*Instructions to follow*
Copy nothing but the text: repeat each entry exactly and drop the images.

Code that draws figures:
····················

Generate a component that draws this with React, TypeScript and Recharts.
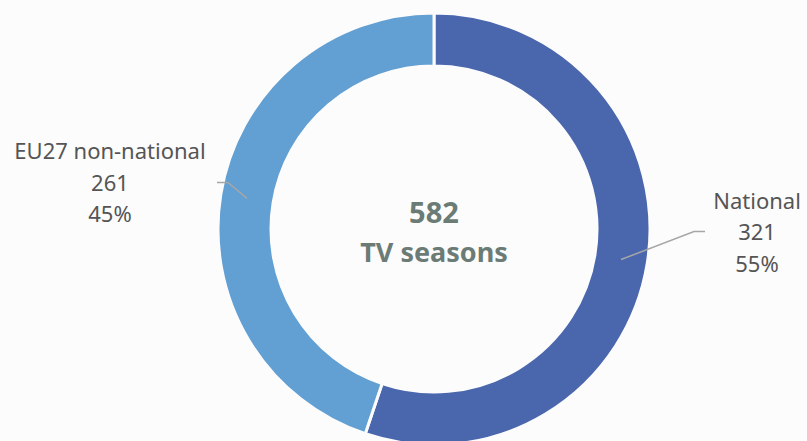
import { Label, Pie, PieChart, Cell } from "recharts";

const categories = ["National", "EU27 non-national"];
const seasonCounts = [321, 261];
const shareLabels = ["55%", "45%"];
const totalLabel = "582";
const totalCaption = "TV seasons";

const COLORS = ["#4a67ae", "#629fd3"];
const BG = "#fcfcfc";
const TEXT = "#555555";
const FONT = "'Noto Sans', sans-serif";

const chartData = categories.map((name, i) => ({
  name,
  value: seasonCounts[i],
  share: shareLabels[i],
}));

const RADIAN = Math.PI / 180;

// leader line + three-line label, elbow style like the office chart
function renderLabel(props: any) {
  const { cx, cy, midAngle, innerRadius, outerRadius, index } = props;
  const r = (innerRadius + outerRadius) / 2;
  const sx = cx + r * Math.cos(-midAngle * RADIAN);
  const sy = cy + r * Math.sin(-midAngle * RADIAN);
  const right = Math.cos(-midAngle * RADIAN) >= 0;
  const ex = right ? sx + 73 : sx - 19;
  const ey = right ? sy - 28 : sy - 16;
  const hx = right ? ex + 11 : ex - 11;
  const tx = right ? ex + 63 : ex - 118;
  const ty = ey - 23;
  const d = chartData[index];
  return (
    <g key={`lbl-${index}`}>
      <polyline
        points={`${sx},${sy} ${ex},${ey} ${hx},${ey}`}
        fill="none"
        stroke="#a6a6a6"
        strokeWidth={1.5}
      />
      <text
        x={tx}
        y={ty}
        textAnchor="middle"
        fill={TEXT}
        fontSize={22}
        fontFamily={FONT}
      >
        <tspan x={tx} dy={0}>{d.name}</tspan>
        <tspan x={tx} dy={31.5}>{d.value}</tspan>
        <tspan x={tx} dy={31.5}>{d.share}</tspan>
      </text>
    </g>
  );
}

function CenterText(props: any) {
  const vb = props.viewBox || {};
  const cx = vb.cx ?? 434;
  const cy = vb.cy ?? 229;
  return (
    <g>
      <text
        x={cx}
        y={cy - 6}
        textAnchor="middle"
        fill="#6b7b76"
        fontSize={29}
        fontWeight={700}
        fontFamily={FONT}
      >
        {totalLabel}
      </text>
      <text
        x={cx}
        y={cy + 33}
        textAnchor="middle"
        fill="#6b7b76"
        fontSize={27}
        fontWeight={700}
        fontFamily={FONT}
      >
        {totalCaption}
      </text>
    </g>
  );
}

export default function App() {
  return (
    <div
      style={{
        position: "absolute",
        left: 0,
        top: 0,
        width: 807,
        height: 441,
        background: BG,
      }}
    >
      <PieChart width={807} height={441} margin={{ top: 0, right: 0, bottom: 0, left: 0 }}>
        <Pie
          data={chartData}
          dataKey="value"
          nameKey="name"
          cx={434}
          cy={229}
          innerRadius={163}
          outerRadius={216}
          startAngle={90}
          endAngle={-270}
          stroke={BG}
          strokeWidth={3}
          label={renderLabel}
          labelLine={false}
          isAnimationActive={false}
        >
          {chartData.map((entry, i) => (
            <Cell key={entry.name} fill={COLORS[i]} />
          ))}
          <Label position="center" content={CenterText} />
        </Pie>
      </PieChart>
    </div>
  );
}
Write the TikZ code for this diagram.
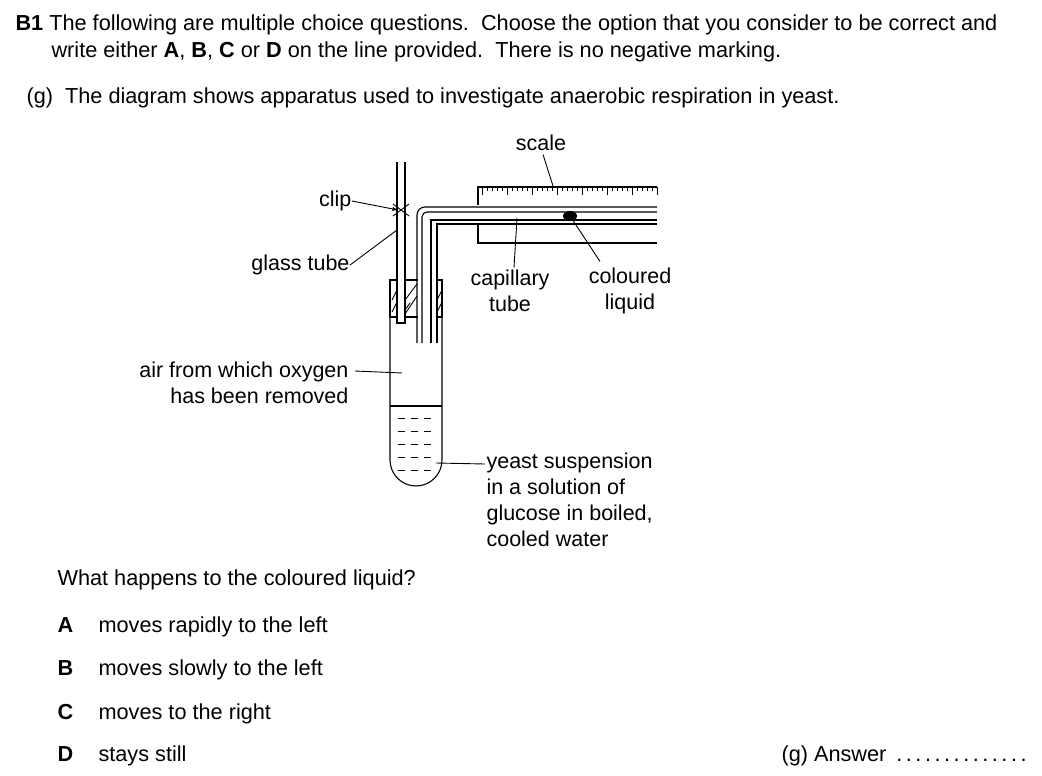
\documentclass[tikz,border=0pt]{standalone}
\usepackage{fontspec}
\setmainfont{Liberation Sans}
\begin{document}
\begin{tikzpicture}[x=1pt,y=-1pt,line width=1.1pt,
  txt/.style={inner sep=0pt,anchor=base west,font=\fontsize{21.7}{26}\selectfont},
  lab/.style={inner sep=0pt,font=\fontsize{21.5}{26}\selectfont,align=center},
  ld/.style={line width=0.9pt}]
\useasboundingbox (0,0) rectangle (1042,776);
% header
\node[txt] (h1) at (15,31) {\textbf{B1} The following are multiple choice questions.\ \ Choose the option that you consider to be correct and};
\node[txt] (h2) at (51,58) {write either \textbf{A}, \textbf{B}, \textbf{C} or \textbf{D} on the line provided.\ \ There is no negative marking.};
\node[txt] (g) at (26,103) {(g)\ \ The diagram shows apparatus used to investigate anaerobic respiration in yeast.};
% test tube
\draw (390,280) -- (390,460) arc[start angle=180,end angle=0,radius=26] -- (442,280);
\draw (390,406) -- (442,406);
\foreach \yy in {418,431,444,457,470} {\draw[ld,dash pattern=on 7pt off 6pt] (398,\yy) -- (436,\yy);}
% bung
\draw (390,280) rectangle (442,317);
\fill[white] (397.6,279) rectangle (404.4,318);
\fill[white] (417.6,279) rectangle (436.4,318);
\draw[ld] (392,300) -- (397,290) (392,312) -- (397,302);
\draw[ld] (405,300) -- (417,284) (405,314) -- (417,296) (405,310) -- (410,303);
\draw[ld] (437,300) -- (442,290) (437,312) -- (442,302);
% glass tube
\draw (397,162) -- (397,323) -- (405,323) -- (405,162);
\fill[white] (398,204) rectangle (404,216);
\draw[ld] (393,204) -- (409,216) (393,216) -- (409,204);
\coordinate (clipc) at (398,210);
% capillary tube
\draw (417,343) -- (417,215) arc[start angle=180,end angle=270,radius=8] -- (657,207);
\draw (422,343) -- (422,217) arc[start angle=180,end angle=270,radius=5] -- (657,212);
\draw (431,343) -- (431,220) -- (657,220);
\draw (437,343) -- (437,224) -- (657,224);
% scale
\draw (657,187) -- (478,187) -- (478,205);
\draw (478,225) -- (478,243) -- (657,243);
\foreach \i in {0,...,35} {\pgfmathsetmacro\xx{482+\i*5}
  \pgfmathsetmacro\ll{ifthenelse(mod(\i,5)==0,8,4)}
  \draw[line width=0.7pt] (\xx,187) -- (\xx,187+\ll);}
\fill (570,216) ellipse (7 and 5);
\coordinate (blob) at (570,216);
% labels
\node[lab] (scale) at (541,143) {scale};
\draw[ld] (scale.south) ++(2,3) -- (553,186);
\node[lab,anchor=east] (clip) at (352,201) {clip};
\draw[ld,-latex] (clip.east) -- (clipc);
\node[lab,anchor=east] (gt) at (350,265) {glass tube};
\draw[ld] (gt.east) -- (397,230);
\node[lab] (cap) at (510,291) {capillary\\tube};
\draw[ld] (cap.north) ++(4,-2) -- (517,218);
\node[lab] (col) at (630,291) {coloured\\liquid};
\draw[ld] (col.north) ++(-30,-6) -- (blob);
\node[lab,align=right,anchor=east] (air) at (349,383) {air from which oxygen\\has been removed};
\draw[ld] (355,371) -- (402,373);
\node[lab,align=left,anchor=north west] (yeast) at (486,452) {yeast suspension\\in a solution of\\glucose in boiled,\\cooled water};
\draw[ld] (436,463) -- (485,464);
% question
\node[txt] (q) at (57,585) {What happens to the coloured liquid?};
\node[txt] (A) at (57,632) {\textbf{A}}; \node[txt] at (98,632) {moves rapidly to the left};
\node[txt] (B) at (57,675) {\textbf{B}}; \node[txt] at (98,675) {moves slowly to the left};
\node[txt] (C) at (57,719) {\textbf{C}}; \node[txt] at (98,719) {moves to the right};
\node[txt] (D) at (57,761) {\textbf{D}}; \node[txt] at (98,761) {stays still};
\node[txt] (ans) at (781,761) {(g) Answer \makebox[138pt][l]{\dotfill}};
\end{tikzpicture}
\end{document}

····················

*Solution below*
Generate a component that draws this with React, TypeScript and Recharts.
import { Label, Pie, PieChart, Cell } from "recharts";

const categories = ["National", "EU27 non-national"];
const seasonCounts = [321, 261];
const shareLabels = ["55%", "45%"];
const totalLabel = "582";
const totalCaption = "TV seasons";

const COLORS = ["#4a67ae", "#629fd3"];
const BG = "#fcfcfc";
const TEXT = "#555555";
const FONT = "'Noto Sans', sans-serif";

const chartData = categories.map((name, i) => ({
  name,
  value: seasonCounts[i],
  share: shareLabels[i],
}));

const RADIAN = Math.PI / 180;

// leader line + three-line label, elbow style like the office chart
function renderLabel(props: any) {
  const { cx, cy, midAngle, innerRadius, outerRadius, index } = props;
  const r = (innerRadius + outerRadius) / 2;
  const sx = cx + r * Math.cos(-midAngle * RADIAN);
  const sy = cy + r * Math.sin(-midAngle * RADIAN);
  const right = Math.cos(-midAngle * RADIAN) >= 0;
  const ex = right ? sx + 73 : sx - 19;
  const ey = right ? sy - 28 : sy - 16;
  const hx = right ? ex + 11 : ex - 11;
  const tx = right ? ex + 63 : ex - 118;
  const ty = ey - 23;
  const d = chartData[index];
  return (
    <g key={`lbl-${index}`}>
      <polyline
        points={`${sx},${sy} ${ex},${ey} ${hx},${ey}`}
        fill="none"
        stroke="#a6a6a6"
        strokeWidth={1.5}
      />
      <text
        x={tx}
        y={ty}
        textAnchor="middle"
        fill={TEXT}
        fontSize={22}
        fontFamily={FONT}
      >
        <tspan x={tx} dy={0}>{d.name}</tspan>
        <tspan x={tx} dy={31.5}>{d.value}</tspan>
        <tspan x={tx} dy={31.5}>{d.share}</tspan>
      </text>
    </g>
  );
}

function CenterText(props: any) {
  const vb = props.viewBox || {};
  const cx = vb.cx ?? 434;
  const cy = vb.cy ?? 229;
  return (
    <g>
      <text
        x={cx}
        y={cy - 6}
        textAnchor="middle"
        fill="#6b7b76"
        fontSize={29}
        fontWeight={700}
        fontFamily={FONT}
      >
        {totalLabel}
      </text>
      <text
        x={cx}
        y={cy + 33}
        textAnchor="middle"
        fill="#6b7b76"
        fontSize={27}
        fontWeight={700}
        fontFamily={FONT}
      >
        {totalCaption}
      </text>
    </g>
  );
}

export default function App() {
  return (
    <div
      style={{
        position: "absolute",
        left: 0,
        top: 0,
        width: 807,
        height: 441,
        background: BG,
      }}
    >
      <PieChart width={807} height={441} margin={{ top: 0, right: 0, bottom: 0, left: 0 }}>
        <Pie
          data={chartData}
          dataKey="value"
          nameKey="name"
          cx={434}
          cy={229}
          innerRadius={163}
          outerRadius={216}
          startAngle={90}
          endAngle={-270}
          stroke={BG}
          strokeWidth={3}
          label={renderLabel}
          labelLine={false}
          isAnimationActive={false}
        >
          {chartData.map((entry, i) => (
            <Cell key={entry.name} fill={COLORS[i]} />
          ))}
          <Label position="center" content={CenterText} />
        </Pie>
      </PieChart>
    </div>
  );
}
Write the TikZ code for this diagram.
\documentclass[tikz,border=0pt]{standalone}
\usepackage{fontspec}
\setmainfont{Liberation Sans}
\begin{document}
\begin{tikzpicture}[x=1pt,y=-1pt,line width=1.1pt,
  txt/.style={inner sep=0pt,anchor=base west,font=\fontsize{21.7}{26}\selectfont},
  lab/.style={inner sep=0pt,font=\fontsize{21.5}{26}\selectfont,align=center},
  ld/.style={line width=0.9pt}]
\useasboundingbox (0,0) rectangle (1042,776);
% header
\node[txt] (h1) at (15,31) {\textbf{B1} The following are multiple choice questions.\ \ Choose the option that you consider to be correct and};
\node[txt] (h2) at (51,58) {write either \textbf{A}, \textbf{B}, \textbf{C} or \textbf{D} on the line provided.\ \ There is no negative marking.};
\node[txt] (g) at (26,103) {(g)\ \ The diagram shows apparatus used to investigate anaerobic respiration in yeast.};
% test tube
\draw (390,280) -- (390,460) arc[start angle=180,end angle=0,radius=26] -- (442,280);
\draw (390,406) -- (442,406);
\foreach \yy in {418,431,444,457,470} {\draw[ld,dash pattern=on 7pt off 6pt] (398,\yy) -- (436,\yy);}
% bung
\draw (390,280) rectangle (442,317);
\fill[white] (397.6,279) rectangle (404.4,318);
\fill[white] (417.6,279) rectangle (436.4,318);
\draw[ld] (392,300) -- (397,290) (392,312) -- (397,302);
\draw[ld] (405,300) -- (417,284) (405,314) -- (417,296) (405,310) -- (410,303);
\draw[ld] (437,300) -- (442,290) (437,312) -- (442,302);
% glass tube
\draw (397,162) -- (397,323) -- (405,323) -- (405,162);
\fill[white] (398,204) rectangle (404,216);
\draw[ld] (393,204) -- (409,216) (393,216) -- (409,204);
\coordinate (clipc) at (398,210);
% capillary tube
\draw (417,343) -- (417,215) arc[start angle=180,end angle=270,radius=8] -- (657,207);
\draw (422,343) -- (422,217) arc[start angle=180,end angle=270,radius=5] -- (657,212);
\draw (431,343) -- (431,220) -- (657,220);
\draw (437,343) -- (437,224) -- (657,224);
% scale
\draw (657,187) -- (478,187) -- (478,205);
\draw (478,225) -- (478,243) -- (657,243);
\foreach \i in {0,...,35} {\pgfmathsetmacro\xx{482+\i*5}
  \pgfmathsetmacro\ll{ifthenelse(mod(\i,5)==0,8,4)}
  \draw[line width=0.7pt] (\xx,187) -- (\xx,187+\ll);}
\fill (570,216) ellipse (7 and 5);
\coordinate (blob) at (570,216);
% labels
\node[lab] (scale) at (541,143) {scale};
\draw[ld] (scale.south) ++(2,3) -- (553,186);
\node[lab,anchor=east] (clip) at (352,201) {clip};
\draw[ld,-latex] (clip.east) -- (clipc);
\node[lab,anchor=east] (gt) at (350,265) {glass tube};
\draw[ld] (gt.east) -- (397,230);
\node[lab] (cap) at (510,291) {capillary\\tube};
\draw[ld] (cap.north) ++(4,-2) -- (517,218);
\node[lab] (col) at (630,291) {coloured\\liquid};
\draw[ld] (col.north) ++(-30,-6) -- (blob);
\node[lab,align=right,anchor=east] (air) at (349,383) {air from which oxygen\\has been removed};
\draw[ld] (355,371) -- (402,373);
\node[lab,align=left,anchor=north west] (yeast) at (486,452) {yeast suspension\\in a solution of\\glucose in boiled,\\cooled water};
\draw[ld] (436,463) -- (485,464);
% question
\node[txt] (q) at (57,585) {What happens to the coloured liquid?};
\node[txt] (A) at (57,632) {\textbf{A}}; \node[txt] at (98,632) {moves rapidly to the left};
\node[txt] (B) at (57,675) {\textbf{B}}; \node[txt] at (98,675) {moves slowly to the left};
\node[txt] (C) at (57,719) {\textbf{C}}; \node[txt] at (98,719) {moves to the right};
\node[txt] (D) at (57,761) {\textbf{D}}; \node[txt] at (98,761) {stays still};
\node[txt] (ans) at (781,761) {(g) Answer \makebox[138pt][l]{\dotfill}};
\end{tikzpicture}
\end{document}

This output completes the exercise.